→ Task to carry out: All lines holding the string "diagram" are to be shown.

→ Material for this exercise:
....

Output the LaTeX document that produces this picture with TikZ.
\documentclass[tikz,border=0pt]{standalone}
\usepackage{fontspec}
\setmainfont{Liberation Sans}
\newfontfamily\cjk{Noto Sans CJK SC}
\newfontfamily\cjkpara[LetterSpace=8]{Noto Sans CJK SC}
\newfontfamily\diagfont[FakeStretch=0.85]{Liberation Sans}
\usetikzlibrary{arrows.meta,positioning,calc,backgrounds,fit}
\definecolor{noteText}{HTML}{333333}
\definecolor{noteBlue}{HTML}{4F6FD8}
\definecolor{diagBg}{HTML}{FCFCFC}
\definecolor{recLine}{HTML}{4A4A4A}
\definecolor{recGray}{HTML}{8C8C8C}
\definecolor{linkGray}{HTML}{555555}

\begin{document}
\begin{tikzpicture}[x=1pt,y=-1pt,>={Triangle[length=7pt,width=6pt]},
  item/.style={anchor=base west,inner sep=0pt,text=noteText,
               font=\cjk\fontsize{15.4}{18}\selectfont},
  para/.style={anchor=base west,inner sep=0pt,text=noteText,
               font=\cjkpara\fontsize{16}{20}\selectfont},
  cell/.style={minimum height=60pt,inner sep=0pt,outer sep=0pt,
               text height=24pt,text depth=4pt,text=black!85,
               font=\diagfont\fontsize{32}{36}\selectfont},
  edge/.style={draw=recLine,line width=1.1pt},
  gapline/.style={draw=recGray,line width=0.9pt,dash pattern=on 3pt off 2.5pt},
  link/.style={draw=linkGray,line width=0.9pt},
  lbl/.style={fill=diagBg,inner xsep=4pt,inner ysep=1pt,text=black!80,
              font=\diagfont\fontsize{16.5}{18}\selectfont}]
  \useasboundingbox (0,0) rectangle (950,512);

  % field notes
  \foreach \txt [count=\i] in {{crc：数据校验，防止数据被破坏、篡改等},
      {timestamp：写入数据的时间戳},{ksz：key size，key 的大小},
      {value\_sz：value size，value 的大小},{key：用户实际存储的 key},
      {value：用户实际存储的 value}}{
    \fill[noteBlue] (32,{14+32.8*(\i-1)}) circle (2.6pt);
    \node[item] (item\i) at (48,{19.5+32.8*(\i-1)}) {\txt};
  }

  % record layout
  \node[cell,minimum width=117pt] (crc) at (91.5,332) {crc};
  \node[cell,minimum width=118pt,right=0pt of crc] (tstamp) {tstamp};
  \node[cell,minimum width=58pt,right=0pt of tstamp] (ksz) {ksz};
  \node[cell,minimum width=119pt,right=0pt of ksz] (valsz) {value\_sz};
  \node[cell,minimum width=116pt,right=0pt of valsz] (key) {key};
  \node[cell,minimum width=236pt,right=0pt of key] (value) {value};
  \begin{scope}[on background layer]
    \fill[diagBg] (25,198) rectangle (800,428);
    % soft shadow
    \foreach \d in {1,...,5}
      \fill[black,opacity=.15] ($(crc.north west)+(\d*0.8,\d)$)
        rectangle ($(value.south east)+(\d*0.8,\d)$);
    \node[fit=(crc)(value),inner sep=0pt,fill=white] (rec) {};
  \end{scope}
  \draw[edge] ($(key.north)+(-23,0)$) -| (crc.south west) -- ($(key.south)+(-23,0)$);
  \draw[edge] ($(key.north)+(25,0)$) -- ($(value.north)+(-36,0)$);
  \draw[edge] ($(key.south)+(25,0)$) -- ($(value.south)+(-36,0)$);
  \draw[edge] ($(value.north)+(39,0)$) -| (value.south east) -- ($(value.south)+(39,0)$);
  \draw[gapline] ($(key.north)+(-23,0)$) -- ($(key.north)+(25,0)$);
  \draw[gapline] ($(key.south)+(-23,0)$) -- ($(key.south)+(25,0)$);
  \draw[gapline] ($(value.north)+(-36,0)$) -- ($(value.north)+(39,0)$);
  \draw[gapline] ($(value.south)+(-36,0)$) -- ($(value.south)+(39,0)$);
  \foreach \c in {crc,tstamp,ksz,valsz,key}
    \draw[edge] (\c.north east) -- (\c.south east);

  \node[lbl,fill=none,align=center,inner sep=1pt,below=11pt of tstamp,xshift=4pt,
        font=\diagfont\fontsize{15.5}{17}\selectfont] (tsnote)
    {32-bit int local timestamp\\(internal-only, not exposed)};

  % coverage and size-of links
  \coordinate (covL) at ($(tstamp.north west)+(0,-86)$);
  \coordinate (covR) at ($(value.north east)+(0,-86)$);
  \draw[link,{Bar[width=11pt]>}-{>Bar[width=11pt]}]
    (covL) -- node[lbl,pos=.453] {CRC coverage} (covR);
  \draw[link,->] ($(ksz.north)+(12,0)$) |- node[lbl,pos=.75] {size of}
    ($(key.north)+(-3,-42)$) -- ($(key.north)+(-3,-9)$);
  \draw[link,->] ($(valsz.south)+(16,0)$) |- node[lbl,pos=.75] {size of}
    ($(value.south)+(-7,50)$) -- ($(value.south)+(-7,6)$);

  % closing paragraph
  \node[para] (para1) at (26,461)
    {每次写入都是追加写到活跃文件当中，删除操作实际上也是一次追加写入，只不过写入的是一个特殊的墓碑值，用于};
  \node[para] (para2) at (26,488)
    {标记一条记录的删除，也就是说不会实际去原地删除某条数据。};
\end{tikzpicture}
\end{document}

....

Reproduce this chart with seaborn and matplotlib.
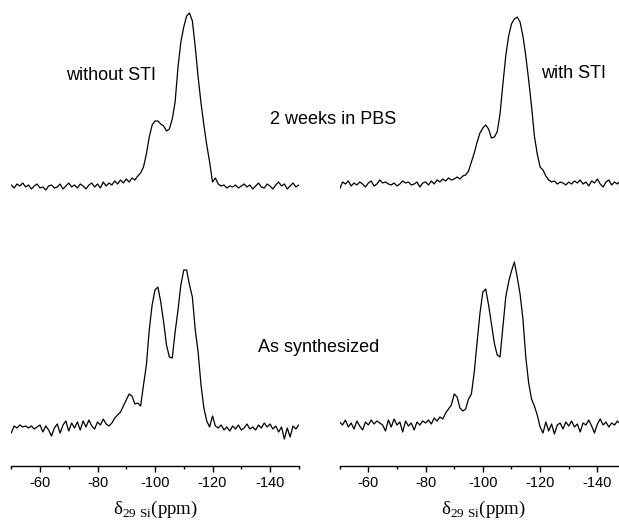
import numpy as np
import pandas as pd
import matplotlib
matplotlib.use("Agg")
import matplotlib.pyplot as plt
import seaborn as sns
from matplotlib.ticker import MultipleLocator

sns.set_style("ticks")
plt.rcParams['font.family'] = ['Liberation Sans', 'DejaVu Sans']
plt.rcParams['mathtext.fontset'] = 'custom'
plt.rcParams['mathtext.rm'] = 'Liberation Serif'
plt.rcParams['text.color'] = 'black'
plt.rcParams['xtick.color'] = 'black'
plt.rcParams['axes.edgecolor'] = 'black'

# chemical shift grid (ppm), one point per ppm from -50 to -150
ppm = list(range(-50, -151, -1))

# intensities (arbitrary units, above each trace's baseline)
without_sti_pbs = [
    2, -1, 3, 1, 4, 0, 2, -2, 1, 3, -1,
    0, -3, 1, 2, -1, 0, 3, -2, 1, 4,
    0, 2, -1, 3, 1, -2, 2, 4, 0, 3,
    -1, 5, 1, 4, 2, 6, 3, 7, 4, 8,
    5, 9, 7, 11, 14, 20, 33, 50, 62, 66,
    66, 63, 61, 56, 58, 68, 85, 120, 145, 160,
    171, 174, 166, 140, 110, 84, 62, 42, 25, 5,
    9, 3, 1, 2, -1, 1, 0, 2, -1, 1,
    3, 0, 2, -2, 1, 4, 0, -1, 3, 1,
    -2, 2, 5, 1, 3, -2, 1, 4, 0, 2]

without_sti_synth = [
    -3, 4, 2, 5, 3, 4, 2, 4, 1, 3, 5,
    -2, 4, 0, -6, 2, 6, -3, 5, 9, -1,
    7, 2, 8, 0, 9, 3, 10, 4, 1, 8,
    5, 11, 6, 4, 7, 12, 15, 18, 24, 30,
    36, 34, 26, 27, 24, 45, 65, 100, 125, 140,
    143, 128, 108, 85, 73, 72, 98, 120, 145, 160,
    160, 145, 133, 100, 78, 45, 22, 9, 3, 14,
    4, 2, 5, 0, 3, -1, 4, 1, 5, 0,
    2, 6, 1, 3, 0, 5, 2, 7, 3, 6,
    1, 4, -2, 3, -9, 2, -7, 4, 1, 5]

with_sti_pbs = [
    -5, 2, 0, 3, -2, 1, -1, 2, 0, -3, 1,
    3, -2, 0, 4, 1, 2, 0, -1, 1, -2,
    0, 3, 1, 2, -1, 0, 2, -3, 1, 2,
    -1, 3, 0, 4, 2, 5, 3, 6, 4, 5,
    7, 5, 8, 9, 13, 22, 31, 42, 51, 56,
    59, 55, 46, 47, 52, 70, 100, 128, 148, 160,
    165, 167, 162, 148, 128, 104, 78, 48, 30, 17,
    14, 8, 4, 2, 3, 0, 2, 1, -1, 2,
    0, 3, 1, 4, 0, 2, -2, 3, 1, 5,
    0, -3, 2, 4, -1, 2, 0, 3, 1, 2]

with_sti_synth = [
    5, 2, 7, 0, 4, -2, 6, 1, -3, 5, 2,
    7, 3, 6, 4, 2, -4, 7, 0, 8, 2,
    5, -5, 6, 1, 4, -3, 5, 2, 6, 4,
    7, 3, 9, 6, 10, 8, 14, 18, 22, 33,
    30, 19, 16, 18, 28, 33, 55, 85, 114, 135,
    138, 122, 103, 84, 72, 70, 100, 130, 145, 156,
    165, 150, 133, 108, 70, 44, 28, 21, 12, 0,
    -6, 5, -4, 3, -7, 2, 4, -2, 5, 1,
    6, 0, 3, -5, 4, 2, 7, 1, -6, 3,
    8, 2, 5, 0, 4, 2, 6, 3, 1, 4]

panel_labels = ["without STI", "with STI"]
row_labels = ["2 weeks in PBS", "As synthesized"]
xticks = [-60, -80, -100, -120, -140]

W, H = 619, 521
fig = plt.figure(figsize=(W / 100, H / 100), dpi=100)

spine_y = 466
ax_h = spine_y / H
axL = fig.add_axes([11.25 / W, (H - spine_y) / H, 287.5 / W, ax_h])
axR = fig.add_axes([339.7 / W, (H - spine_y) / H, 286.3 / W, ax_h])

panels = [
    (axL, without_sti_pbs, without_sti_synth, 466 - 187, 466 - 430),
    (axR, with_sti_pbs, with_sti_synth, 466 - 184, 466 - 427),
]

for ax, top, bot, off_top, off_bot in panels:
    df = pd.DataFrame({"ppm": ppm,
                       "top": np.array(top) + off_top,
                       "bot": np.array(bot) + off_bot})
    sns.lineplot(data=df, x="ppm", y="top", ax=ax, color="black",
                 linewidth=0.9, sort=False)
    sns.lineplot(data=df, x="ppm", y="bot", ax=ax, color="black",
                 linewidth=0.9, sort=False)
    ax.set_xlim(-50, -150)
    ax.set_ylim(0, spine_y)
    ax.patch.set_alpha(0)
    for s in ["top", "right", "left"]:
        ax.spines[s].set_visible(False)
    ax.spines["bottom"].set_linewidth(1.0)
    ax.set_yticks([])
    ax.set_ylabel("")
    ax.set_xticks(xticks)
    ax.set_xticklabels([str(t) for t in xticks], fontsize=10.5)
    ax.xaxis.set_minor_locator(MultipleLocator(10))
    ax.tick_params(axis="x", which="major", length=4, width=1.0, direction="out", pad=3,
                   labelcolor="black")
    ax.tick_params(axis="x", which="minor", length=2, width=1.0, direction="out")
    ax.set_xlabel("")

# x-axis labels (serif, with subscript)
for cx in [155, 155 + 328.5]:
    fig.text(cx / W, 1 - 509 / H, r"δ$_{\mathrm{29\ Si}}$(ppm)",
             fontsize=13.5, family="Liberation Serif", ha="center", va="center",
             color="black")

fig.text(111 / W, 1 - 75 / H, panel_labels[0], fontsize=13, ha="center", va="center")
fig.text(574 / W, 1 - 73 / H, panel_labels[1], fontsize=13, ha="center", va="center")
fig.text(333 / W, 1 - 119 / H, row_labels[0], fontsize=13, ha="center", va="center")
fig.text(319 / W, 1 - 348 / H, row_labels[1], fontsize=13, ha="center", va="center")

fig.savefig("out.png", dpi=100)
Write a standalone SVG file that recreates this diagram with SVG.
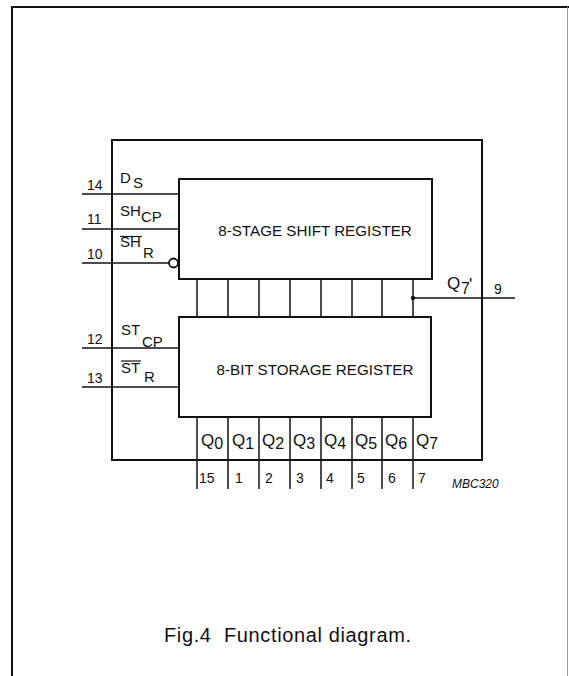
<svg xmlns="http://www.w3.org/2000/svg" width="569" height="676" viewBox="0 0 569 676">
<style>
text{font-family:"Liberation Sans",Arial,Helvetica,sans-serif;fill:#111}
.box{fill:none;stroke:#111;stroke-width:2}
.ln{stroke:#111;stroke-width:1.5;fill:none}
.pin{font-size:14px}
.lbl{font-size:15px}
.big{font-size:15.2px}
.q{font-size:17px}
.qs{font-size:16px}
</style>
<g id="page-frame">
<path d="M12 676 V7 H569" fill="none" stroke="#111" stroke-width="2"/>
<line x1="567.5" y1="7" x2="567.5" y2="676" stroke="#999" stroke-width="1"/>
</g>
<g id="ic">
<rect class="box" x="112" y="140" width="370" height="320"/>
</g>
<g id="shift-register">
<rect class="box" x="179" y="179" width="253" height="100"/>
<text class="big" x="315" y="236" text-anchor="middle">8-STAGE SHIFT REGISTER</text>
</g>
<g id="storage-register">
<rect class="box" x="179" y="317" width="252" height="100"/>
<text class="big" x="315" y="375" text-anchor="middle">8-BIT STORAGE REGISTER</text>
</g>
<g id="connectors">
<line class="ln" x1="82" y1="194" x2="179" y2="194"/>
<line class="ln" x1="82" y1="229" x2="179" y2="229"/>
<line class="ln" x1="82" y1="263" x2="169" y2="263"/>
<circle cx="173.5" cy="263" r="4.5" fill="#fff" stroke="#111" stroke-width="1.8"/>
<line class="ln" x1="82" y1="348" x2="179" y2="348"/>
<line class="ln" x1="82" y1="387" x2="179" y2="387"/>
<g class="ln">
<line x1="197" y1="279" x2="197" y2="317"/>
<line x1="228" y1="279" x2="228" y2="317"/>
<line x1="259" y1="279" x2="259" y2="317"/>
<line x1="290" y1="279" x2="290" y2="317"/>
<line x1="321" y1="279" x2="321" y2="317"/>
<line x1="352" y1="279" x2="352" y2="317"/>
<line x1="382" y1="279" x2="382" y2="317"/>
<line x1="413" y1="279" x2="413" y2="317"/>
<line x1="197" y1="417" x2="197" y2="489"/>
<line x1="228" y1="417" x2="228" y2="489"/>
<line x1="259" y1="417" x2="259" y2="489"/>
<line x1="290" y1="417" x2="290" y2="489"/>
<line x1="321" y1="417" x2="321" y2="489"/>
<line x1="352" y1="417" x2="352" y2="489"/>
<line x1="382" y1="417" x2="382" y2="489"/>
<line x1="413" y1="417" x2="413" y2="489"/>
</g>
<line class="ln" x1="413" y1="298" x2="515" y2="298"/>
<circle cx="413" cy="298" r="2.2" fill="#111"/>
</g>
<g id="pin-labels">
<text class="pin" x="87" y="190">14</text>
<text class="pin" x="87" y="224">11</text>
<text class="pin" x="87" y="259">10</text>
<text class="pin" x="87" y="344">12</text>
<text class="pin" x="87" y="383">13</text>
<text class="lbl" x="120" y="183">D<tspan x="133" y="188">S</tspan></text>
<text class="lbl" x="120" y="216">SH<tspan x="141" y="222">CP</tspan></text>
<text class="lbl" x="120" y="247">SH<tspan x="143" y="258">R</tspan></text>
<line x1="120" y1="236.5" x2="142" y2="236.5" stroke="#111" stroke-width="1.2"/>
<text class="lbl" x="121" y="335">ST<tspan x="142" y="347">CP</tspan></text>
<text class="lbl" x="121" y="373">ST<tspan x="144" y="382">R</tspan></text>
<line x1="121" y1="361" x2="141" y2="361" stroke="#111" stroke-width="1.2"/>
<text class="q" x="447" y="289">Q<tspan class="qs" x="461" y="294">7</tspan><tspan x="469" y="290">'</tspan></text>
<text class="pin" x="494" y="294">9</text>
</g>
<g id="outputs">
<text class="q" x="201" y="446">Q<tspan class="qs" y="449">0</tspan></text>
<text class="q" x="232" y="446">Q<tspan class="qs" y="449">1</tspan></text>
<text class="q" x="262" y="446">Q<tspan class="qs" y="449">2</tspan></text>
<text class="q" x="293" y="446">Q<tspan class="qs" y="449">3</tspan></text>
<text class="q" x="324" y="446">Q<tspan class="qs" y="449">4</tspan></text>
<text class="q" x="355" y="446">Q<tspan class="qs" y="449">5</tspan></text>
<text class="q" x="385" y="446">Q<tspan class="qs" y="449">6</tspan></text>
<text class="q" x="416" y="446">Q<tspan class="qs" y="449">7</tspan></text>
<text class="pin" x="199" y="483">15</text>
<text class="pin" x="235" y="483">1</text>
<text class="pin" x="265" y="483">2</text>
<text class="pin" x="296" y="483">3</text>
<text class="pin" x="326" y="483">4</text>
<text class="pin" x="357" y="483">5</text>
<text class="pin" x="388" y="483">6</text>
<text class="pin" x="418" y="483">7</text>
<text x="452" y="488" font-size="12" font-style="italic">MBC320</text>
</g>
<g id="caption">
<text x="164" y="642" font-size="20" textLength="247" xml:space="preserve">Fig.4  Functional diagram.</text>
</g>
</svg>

....

→ Task output:
Write a standalone SVG file that recreates this diagram with SVG.
<text x="164" y="642" font-size="20" textLength="247" xml:space="preserve">Fig.4  Functional diagram.</text>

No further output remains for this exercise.